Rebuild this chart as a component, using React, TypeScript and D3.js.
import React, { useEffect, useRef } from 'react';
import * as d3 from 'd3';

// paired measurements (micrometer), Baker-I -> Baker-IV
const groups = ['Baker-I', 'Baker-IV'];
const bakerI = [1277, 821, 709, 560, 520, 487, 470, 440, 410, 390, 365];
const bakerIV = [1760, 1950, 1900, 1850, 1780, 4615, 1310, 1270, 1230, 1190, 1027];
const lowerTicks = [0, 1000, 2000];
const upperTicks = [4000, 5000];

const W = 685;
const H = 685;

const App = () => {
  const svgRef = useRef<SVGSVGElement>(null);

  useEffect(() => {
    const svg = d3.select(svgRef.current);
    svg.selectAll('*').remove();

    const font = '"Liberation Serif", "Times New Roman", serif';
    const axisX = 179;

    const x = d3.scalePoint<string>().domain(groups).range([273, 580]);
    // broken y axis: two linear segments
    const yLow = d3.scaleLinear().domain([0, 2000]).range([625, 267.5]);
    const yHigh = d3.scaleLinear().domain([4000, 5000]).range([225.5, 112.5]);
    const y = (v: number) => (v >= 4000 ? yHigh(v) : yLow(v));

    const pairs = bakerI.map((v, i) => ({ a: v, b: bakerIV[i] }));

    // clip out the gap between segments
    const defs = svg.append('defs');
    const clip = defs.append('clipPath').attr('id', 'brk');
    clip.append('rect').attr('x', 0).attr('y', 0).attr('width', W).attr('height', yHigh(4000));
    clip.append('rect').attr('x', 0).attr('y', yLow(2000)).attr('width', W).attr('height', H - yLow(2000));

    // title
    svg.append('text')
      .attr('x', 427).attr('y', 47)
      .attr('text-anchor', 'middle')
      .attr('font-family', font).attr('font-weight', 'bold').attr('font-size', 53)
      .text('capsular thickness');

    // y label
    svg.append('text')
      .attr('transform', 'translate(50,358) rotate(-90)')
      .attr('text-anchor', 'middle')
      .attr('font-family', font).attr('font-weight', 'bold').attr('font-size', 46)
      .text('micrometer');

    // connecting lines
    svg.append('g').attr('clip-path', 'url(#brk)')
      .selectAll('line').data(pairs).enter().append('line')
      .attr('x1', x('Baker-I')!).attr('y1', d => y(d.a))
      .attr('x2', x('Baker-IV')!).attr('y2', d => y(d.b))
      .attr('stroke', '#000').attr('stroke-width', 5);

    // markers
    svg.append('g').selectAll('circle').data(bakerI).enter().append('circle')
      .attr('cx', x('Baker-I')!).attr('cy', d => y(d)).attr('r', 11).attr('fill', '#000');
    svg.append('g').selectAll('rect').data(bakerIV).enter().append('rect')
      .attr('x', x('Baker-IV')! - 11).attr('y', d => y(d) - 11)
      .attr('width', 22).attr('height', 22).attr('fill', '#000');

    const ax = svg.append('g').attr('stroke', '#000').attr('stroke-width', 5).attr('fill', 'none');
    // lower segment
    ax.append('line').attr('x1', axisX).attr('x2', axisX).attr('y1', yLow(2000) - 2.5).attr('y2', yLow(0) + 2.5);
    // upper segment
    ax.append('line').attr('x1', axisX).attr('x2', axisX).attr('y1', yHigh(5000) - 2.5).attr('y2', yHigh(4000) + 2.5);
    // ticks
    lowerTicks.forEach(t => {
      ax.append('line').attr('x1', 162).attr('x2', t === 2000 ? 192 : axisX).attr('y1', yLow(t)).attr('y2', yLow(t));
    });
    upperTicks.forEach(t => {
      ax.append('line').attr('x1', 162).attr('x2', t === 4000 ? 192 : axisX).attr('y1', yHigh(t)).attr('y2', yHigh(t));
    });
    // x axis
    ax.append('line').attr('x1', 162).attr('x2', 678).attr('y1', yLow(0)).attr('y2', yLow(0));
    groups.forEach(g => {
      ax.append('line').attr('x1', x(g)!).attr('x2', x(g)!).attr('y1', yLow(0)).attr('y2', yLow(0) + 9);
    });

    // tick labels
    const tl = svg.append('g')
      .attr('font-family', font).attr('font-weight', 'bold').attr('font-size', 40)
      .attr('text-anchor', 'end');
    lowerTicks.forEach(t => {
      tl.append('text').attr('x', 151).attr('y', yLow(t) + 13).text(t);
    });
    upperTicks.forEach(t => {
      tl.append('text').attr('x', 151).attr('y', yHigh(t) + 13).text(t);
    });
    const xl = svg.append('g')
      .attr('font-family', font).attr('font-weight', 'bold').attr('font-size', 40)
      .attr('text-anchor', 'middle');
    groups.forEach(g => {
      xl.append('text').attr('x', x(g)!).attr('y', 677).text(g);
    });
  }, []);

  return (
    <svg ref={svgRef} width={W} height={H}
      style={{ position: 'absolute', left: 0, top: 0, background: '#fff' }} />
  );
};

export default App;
··········
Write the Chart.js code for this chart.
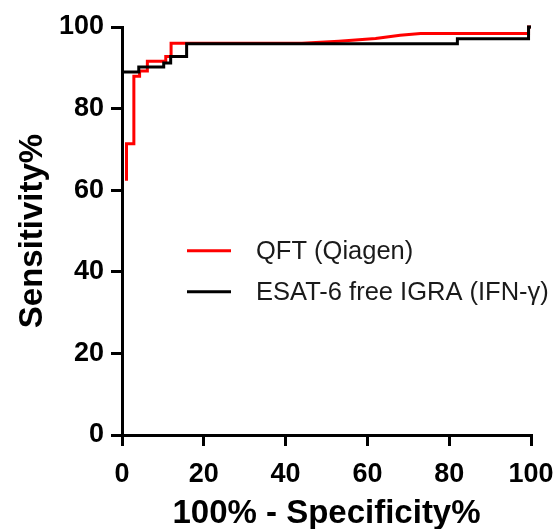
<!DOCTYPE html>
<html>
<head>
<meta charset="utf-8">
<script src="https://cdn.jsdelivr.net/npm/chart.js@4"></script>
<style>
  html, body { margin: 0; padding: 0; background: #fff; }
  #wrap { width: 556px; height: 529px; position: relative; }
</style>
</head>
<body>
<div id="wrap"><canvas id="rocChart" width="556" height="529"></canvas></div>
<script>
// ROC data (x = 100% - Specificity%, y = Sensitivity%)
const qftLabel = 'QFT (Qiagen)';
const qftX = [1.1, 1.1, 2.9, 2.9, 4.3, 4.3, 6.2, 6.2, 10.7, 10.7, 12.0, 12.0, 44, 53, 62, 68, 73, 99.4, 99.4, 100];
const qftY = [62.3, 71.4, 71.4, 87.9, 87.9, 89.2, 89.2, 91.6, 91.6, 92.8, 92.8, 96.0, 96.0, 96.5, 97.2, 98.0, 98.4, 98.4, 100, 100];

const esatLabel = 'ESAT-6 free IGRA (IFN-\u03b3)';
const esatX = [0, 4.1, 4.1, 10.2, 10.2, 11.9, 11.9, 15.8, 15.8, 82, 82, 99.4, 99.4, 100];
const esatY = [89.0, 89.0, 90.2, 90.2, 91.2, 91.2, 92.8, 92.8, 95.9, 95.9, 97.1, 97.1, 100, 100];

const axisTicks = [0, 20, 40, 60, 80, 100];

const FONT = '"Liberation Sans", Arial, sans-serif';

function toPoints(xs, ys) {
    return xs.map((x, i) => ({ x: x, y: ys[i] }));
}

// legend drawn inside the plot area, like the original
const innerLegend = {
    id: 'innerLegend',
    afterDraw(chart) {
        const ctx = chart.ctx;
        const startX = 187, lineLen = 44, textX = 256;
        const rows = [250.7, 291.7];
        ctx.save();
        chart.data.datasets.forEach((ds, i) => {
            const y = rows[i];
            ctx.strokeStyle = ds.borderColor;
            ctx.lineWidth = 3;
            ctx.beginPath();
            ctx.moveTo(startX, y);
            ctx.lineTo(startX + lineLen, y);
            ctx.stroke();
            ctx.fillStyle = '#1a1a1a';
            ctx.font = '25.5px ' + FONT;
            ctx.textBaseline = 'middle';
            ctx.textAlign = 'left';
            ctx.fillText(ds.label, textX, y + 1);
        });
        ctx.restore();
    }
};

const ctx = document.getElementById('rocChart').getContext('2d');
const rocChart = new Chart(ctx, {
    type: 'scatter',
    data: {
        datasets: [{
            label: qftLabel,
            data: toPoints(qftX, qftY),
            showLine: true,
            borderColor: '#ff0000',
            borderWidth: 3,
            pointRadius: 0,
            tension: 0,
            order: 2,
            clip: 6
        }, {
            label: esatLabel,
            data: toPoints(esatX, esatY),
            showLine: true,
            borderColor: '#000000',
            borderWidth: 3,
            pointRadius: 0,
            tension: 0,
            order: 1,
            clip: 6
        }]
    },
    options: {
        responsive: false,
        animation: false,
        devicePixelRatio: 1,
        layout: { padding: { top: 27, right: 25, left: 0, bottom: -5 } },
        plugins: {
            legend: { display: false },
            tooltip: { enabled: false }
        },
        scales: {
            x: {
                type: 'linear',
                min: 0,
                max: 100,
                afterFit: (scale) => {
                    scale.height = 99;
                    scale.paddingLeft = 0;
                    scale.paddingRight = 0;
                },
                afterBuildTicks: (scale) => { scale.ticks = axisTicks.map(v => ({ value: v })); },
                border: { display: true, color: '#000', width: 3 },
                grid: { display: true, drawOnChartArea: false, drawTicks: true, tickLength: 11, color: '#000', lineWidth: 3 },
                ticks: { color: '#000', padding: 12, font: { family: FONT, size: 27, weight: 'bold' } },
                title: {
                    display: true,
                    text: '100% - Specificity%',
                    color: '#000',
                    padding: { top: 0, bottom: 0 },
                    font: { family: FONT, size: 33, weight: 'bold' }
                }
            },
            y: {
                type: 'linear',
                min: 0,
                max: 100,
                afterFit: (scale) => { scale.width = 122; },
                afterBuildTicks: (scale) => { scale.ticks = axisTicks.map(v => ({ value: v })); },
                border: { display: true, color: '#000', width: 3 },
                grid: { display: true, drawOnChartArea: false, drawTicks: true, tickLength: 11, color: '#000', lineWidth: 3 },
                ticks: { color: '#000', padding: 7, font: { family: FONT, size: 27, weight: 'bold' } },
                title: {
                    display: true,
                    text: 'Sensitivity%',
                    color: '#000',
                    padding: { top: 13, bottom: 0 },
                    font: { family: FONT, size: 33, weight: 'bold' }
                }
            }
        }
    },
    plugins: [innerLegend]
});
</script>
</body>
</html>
··········
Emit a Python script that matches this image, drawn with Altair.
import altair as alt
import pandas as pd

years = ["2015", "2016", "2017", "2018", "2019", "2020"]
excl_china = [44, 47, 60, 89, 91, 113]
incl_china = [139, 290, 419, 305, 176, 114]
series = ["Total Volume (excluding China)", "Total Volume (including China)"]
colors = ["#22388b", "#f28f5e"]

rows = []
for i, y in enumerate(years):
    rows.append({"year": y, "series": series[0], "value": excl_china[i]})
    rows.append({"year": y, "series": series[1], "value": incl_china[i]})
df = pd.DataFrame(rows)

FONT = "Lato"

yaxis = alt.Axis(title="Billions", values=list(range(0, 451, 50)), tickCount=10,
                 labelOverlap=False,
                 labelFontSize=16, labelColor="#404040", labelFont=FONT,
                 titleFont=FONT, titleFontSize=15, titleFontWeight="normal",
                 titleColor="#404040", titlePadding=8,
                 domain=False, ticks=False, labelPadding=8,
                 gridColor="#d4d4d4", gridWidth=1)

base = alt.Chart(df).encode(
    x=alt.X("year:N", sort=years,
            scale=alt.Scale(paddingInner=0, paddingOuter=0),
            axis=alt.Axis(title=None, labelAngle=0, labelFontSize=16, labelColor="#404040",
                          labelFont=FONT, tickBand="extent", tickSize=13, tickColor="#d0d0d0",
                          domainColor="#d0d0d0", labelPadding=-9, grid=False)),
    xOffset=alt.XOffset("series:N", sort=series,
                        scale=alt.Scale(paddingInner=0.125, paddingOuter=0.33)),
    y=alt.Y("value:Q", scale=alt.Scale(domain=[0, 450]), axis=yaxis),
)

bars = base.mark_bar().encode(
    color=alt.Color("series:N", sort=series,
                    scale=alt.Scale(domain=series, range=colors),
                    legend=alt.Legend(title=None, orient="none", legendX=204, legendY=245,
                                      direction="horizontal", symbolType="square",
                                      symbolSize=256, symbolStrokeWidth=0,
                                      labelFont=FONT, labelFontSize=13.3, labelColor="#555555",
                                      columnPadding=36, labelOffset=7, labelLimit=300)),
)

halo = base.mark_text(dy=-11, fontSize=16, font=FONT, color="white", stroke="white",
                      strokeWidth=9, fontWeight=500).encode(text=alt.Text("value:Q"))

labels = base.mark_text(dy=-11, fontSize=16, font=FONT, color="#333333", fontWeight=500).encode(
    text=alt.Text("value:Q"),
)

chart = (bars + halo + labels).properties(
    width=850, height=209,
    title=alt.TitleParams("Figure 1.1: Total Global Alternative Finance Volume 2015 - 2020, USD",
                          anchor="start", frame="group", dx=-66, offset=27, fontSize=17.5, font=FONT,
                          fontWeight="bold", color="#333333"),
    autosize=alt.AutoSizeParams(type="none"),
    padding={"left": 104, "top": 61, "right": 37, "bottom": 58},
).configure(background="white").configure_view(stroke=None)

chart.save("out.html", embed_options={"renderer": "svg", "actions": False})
··········
▸ Short problem
Identify every line where the string "React" appears.

▸ Solution to this task
Rebuild this chart as a component, using React, TypeScript and D3.js.
import React, { useEffect, useRef } from 'react';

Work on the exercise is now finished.